[start]

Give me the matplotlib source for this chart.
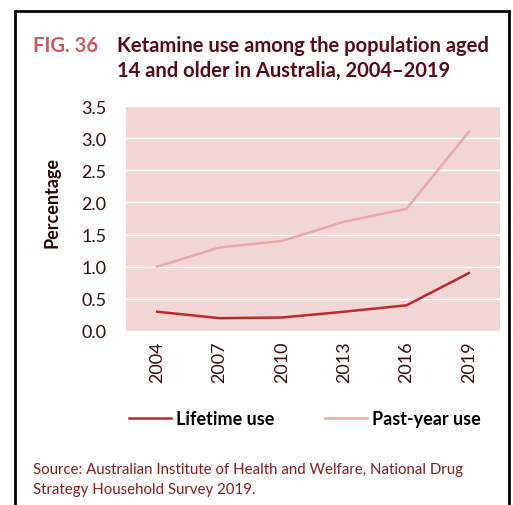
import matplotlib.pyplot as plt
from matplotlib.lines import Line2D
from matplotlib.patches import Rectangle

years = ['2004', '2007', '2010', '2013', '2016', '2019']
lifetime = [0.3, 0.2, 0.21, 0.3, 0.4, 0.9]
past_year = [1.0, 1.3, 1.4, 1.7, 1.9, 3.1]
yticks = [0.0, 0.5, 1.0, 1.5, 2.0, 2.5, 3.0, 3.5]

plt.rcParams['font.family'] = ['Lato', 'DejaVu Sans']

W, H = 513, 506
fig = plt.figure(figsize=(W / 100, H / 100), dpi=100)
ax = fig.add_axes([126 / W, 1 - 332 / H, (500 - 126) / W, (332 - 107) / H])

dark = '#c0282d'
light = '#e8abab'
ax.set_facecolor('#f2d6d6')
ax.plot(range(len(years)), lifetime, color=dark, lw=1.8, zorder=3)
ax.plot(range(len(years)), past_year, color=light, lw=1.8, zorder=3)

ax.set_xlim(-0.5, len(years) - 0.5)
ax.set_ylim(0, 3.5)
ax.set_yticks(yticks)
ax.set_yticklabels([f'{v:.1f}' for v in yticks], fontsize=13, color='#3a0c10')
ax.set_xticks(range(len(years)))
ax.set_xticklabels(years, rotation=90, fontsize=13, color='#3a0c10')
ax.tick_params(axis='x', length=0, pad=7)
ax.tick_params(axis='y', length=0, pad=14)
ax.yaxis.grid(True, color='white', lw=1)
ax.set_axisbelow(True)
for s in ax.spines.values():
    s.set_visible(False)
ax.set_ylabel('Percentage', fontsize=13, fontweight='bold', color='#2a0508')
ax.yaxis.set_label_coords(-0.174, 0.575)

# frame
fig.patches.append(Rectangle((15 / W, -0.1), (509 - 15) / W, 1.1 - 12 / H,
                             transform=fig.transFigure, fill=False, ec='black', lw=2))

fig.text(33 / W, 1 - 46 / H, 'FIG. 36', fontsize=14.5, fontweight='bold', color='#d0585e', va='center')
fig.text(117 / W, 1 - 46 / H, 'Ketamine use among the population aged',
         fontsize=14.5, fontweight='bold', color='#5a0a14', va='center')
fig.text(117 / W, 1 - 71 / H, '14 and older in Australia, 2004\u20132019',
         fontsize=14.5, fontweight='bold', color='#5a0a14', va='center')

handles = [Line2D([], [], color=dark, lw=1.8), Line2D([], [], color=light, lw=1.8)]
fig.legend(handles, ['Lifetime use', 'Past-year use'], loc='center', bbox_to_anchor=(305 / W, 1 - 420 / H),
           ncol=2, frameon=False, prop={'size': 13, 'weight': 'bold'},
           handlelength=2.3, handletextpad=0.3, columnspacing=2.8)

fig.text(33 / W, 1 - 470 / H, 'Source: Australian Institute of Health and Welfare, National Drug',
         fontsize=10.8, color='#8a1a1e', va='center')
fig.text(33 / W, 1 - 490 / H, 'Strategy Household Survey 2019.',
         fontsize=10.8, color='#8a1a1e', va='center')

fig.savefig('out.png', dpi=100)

[end]

- STATED PROBLEM -
Set down again, exactly, the lines of the material above from its first line to the one with "color=light, lw=1.8, zorder=3)", inclusive. Leave the pictures out.

- WRITTEN SOLUTION -
Give me the matplotlib source for this chart.
import matplotlib.pyplot as plt
from matplotlib.lines import Line2D
from matplotlib.patches import Rectangle

years = ['2004', '2007', '2010', '2013', '2016', '2019']
lifetime = [0.3, 0.2, 0.21, 0.3, 0.4, 0.9]
past_year = [1.0, 1.3, 1.4, 1.7, 1.9, 3.1]
yticks = [0.0, 0.5, 1.0, 1.5, 2.0, 2.5, 3.0, 3.5]

plt.rcParams['font.family'] = ['Lato', 'DejaVu Sans']

W, H = 513, 506
fig = plt.figure(figsize=(W / 100, H / 100), dpi=100)
ax = fig.add_axes([126 / W, 1 - 332 / H, (500 - 126) / W, (332 - 107) / H])

dark = '#c0282d'
light = '#e8abab'
ax.set_facecolor('#f2d6d6')
ax.plot(range(len(years)), lifetime, color=dark, lw=1.8, zorder=3)
ax.plot(range(len(years)), past_year, color=light, lw=1.8, zorder=3)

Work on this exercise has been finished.